2. A device as claimed in claim 1, wherein the conductive material is a conductive ink.

3. A device as claimed in claim 1 or 2, wherein the substrate is in the form of a sheet.

4. A device as claimed in any preceding claim, wherein the substrate is formed of first and second layers, the first set of electrodes being printed on the first layer, the second set of electrodes being printed on the second layer, and the first and second layers being bonded together.

5. A device as claimed in claim 4, wherein the first and second layers are bonded together through the intermediary of a third layer, with the first and second sets of electrodes facing towards the third layer.

6. A device as claimed in any of claims 1 to 3, wherein both sets of electrodes are printed onto the same layer of the substrate.

7. A device as claimed in claim 5, wherein the sets of electrodes are printed onto opposite surfaces of said layer.

8. A device as claimed in claim 5, wherein the sets of electrodes are printed onto the same surface of said layer, and insulating material is disposed between the sets of electrodes.

9. A device as claimed in any preceding claim, wherein the electrodes are connected to a signal processing circuit mounted on the substrate.

10. "A device as claimed in any preceding claim, wherein the electrodes of the first set are generally parallel to each other, and the electrodes of the second set are generally parallel to each other and orthogonal to the electrodes of the first set.

11. A device as claimed in any preceding claim, wherein the substrate is formed with a chart, map or plan.

12. A device as claimed in any preceding claim in which in the area where one electrode crosses over another electrode each electrode has a portion of narrower width than the lengths of the electrode between such cross-over points.

13. A device as claimed in any preceding claim which is sufficiently flexible to be rolled up.

14. A device as claimed in any preceding claim which has means to hold a chart on its upper surface.

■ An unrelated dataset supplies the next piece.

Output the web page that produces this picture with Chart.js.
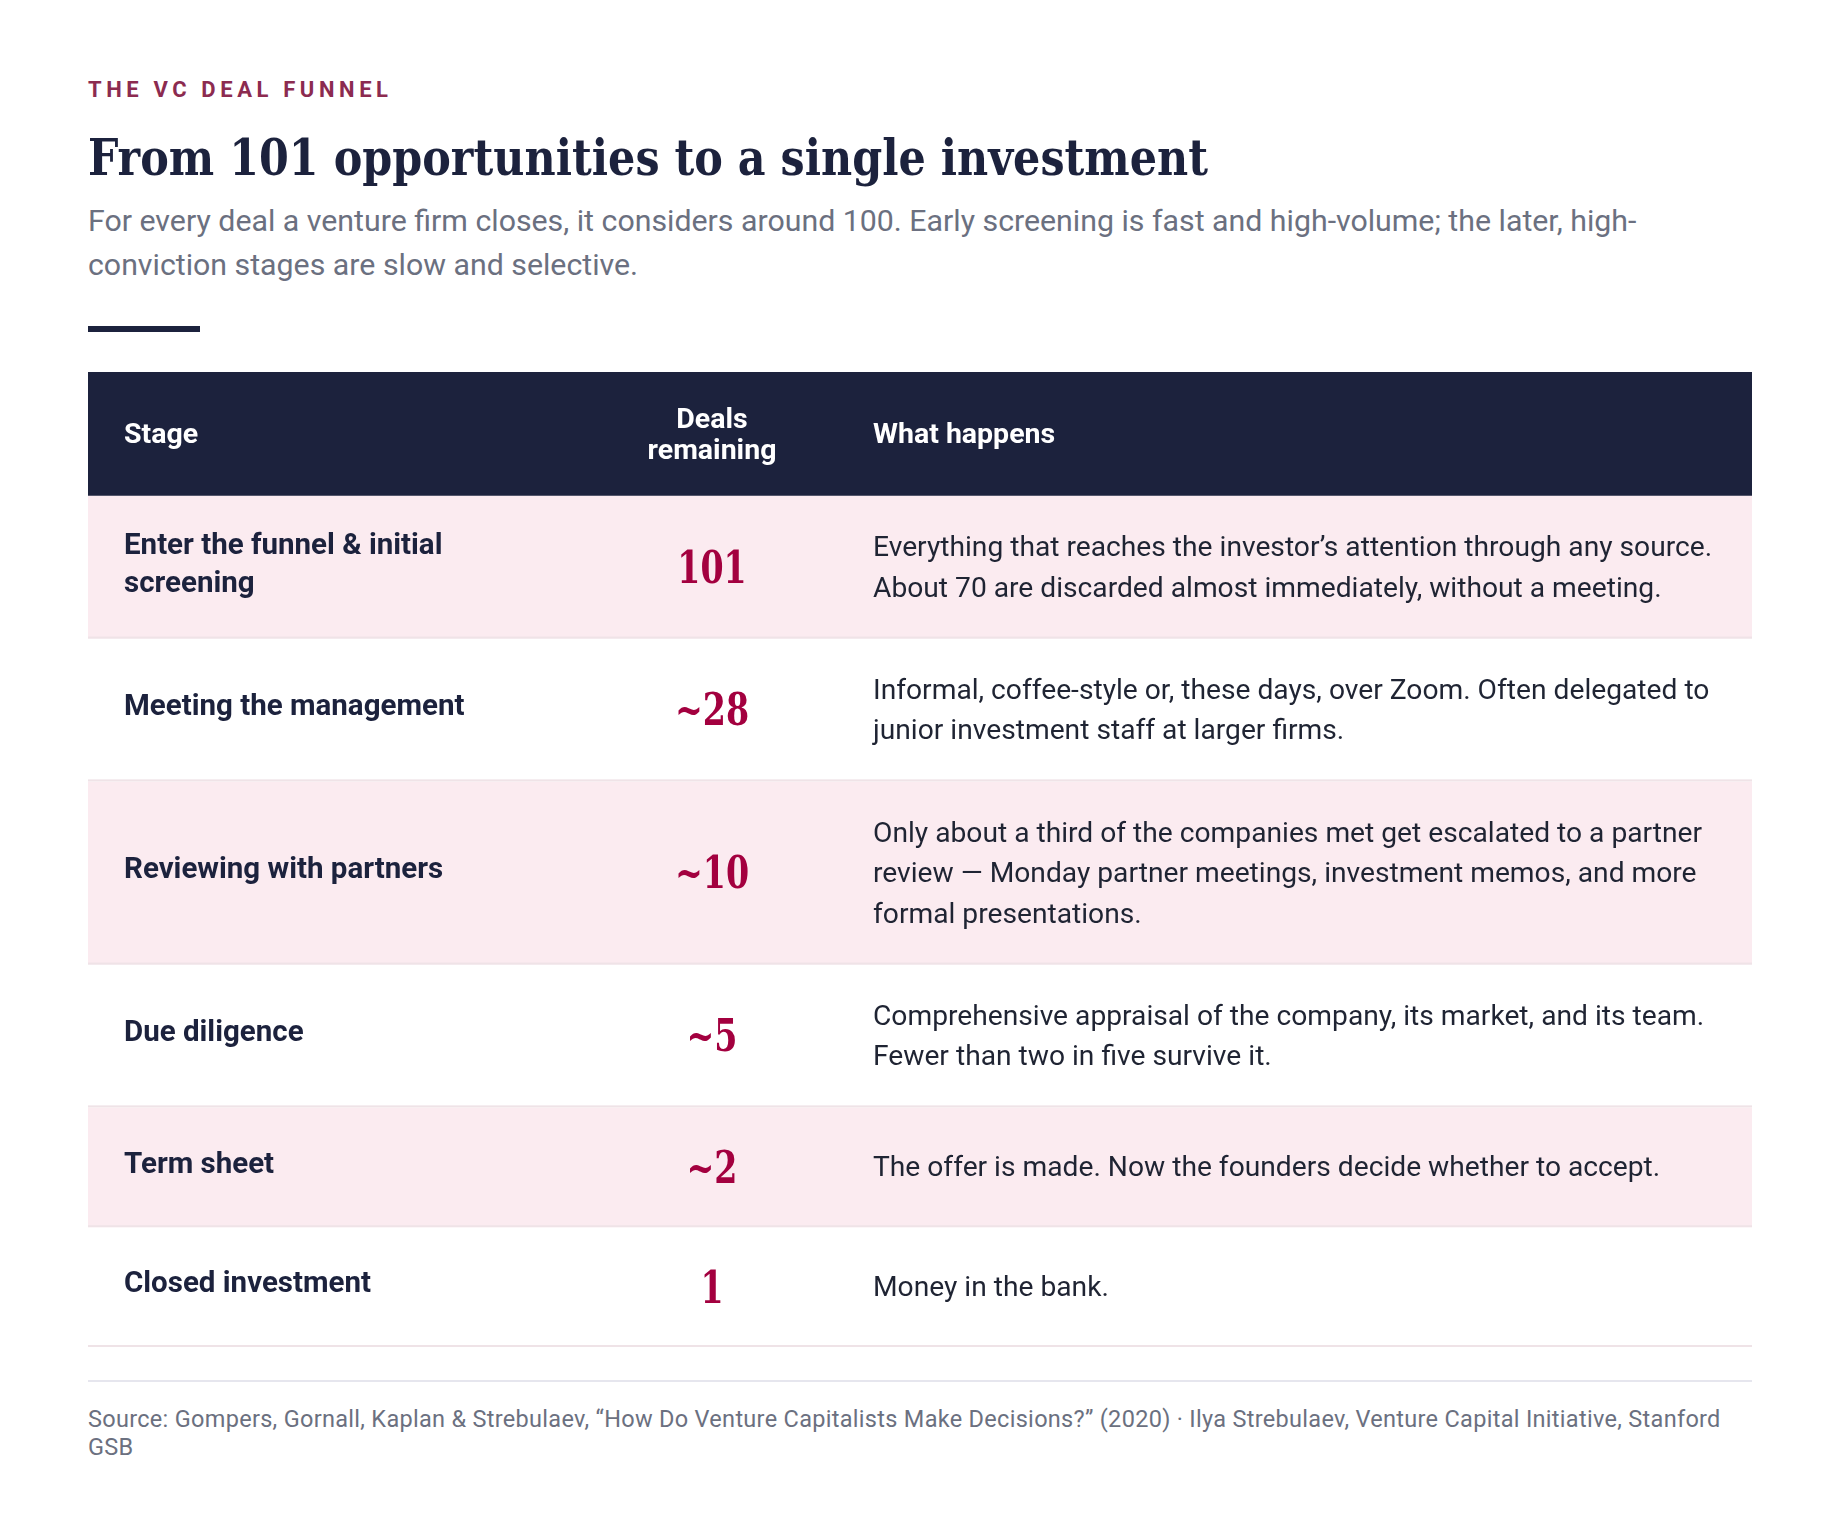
<!DOCTYPE html>
<html>
<head>
<meta charset="utf-8">
<script src="https://cdn.jsdelivr.net/npm/chart.js@4.4.1/dist/chart.umd.min.js"></script>
<style>
  html, body { margin: 0; padding: 0; background: #ffffff; }
  body { width: 1840px; height: 1524px; position: relative; font-family: Roboto, 'Noto Sans', sans-serif; }
  .kicker { position: absolute; left: 88px; top: 79px; font-size: 22px; line-height: 22px; font-weight: 700; letter-spacing: 4.6px; color: #8c2b50; }
  .title { position: absolute; left: 88px; top: 131px; font-family: 'DejaVu Serif Condensed', 'DejaVu Serif', serif; font-stretch: condensed; font-weight: 700; font-size: 51px; line-height: 52px; color: #1c223d; white-space: nowrap; transform: scaleX(0.935); transform-origin: left top; }
  .subtitle { position: absolute; left: 88px; top: 199px; width: 1664px; font-size: 30.3px; line-height: 44px; color: #6b7080; }
  .rule { position: absolute; left: 88px; top: 326px; width: 112px; height: 6px; background: #1c223d; }
  .table-wrap { position: absolute; left: 88px; top: 372px; width: 1664px; height: 975px; }
  .footline { position: absolute; left: 88px; top: 1380px; width: 1664px; height: 2px; background: #e6e6ee; }
  .source { position: absolute; left: 88px; top: 1405px; width: 1664px; font-size: 23.5px; line-height: 28px; letter-spacing: 0.3px; color: #6b7080; }
</style>
</head>
<body>
<div class="kicker">THE VC DEAL FUNNEL</div>
<div class="title">From 101 opportunities to a single investment</div>
<div class="subtitle">For every deal a venture firm closes, it considers around 100. Early screening is fast and high-volume; the later, high-conviction stages are slow and selective.</div>
<div class="rule"></div>
<div class="table-wrap"><canvas id="funnelTable"></canvas></div>
<div class="footline"></div>
<div class="source">Source: Gompers, Gornall, Kaplan &amp; Strebulaev, “How Do Venture Capitalists Make Decisions?” (2020) · Ilya Strebulaev, Venture Capital Initiative, Stanford GSB</div>

<script>
// table content, one entry per funnel stage
const headers = [['Stage'], ['Deals', 'remaining'], ['What happens']];
const stages = [
    ['Enter the funnel & initial', 'screening'],
    ['Meeting the management'],
    ['Reviewing with partners'],
    ['Due diligence'],
    ['Term sheet'],
    ['Closed investment']
];
const dealsRemaining = [101, 28, 10, 5, 2, 1];
const approximate = [false, true, true, true, true, false];
const descriptions = [
    ['Everything that reaches the investor’s attention through any source.', 'About 70 are discarded almost immediately, without a meeting.'],
    ['Informal, coffee-style or, these days, over Zoom. Often delegated to', 'junior investment staff at larger firms.'],
    ['Only about a third of the companies met get escalated to a partner', 'review — Monday partner meetings, investment memos, and more', 'formal presentations.'],
    ['Comprehensive appraisal of the company, its market, and its team.', 'Fewer than two in five survive it.'],
    ['The offer is made. Now the founders decide whether to accept.'],
    ['Money in the bank.']
];

const NAVY = '#1c223d';
const PINK = '#fbebf0';
const CRIMSON = '#a3003f';
const SEP = '#efe3e7';

const HEAD_LH = 31, STAGE_LH = 38, DESC_LH = 40.5, MIN_CELL = 58, PAD = 31;
const COL_STAGE = 36, COL_DEALS = 624, COL_DESC = 785;

const dealLabel = (i) => (approximate[i] ? '~' : '') + dealsRemaining[i];

// row extents follow from how many text lines each row holds
const rowHeights = [Math.max(headers[1].length * HEAD_LH, MIN_CELL) + 2 * PAD]
    .concat(stages.map((s, i) => Math.max(s.length * STAGE_LH, descriptions[i].length * DESC_LH, MIN_CELL) + 2 * PAD));
const rowEdges = [0];
rowHeights.forEach(h => rowEdges.push(rowEdges[rowEdges.length - 1] + h));
const total = rowEdges[rowEdges.length - 1];

const rowColor = (i) => i === 0 ? NAVY : (i % 2 === 1 ? PINK : '#ffffff');

const drawLines = (ctx, lines, x, mid, lh) => {
    const start = mid - (lines.length - 1) * lh / 2;
    lines.forEach((line, k) => ctx.fillText(line, x, start + k * lh));
};

const cellText = {
    id: 'cellText',
    afterDatasetsDraw(chart) {
        const { ctx, chartArea, scales: { y } } = chart;
        const left = chartArea.left, right = chartArea.right;
        ctx.save();
        ctx.textBaseline = 'middle';

        for (let r = 0; r < rowHeights.length; r++) {
            const top = y.getPixelForValue(rowEdges[r]);
            const bottom = y.getPixelForValue(rowEdges[r + 1]);
            const mid = (top + bottom) / 2;

            if (r === 0) {
                ctx.fillStyle = '#ffffff';
                ctx.font = '700 28.5px Roboto';
                ctx.textAlign = 'left';
                drawLines(ctx, headers[0], left + COL_STAGE, mid + 2, HEAD_LH);
                ctx.textAlign = 'center';
                drawLines(ctx, headers[1], left + COL_DEALS, mid + 2, HEAD_LH);
                ctx.textAlign = 'left';
                drawLines(ctx, headers[2], left + COL_DESC, mid + 2, HEAD_LH);
                continue;
            }

            const i = r - 1;
            ctx.fillStyle = SEP;
            ctx.fillRect(left, bottom - 2, right - left, 2);

            ctx.textAlign = 'left';
            ctx.fillStyle = NAVY;
            ctx.font = '700 29.5px Roboto';
            drawLines(ctx, stages[i], left + COL_STAGE, mid - 2, STAGE_LH);

            // numbers: slab-ish serif, squeezed a little to match the narrow original face
            ctx.save();
            ctx.translate(left + COL_DEALS, mid + 4);
            ctx.scale(0.84, 1);
            ctx.textAlign = 'center';
            ctx.fillStyle = CRIMSON;
            ctx.font = '700 44px "DejaVu Serif Condensed", "DejaVu Serif"';
            ctx.fillText(dealLabel(i), 0, 0);
            ctx.restore();

            ctx.textAlign = 'left';
            ctx.fillStyle = '#1f2433';
            ctx.font = '400 28.2px Roboto';
            drawLines(ctx, descriptions[i], left + COL_DESC, mid + 2, DESC_LH);
        }
        ctx.restore();
    }
};

const createFunnelTable = () => {
    const canvas = document.getElementById('funnelTable');
    return new Chart(canvas, {
        type: 'bar',
        data: {
            labels: ['funnel'],
            datasets: rowHeights.map((h, r) => ({
                label: r === 0 ? 'header' : stages[r - 1].join(' '),
                data: [[rowEdges[r], rowEdges[r + 1]]],
                backgroundColor: rowColor(r),
                borderWidth: 0,
                inflateAmount: 0,
                grouped: false,
                barPercentage: 1,
                categoryPercentage: 1
            }))
        },
        options: {
            responsive: true,
            maintainAspectRatio: false,
            animation: false,
            layout: { padding: 0 },
            plugins: {
                legend: { display: false },
                tooltip: { enabled: false }
            },
            scales: {
                x: { display: false },
                y: { display: false, reverse: true, min: 0, max: total }
            }
        },
        plugins: [cellText]
    });
};

document.fonts.ready.then(createFunnelTable);
</script>
</body>
</html>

15. A device as claimed in which the electrodes . are formed into inductive loops.

16. A device as claimed in claim 15 in which there are large and small loops for coarse and fine adjustment of a cursor movable over the device.

17. A device as claimed in any preceding claim, in combination with a cursor movable over the. substrate, means for producing a magnetic field between the cursor and the electrodes, and means for processing electrical signals induced by the magnetic field to determine the position of the cursor with respect to the substrate.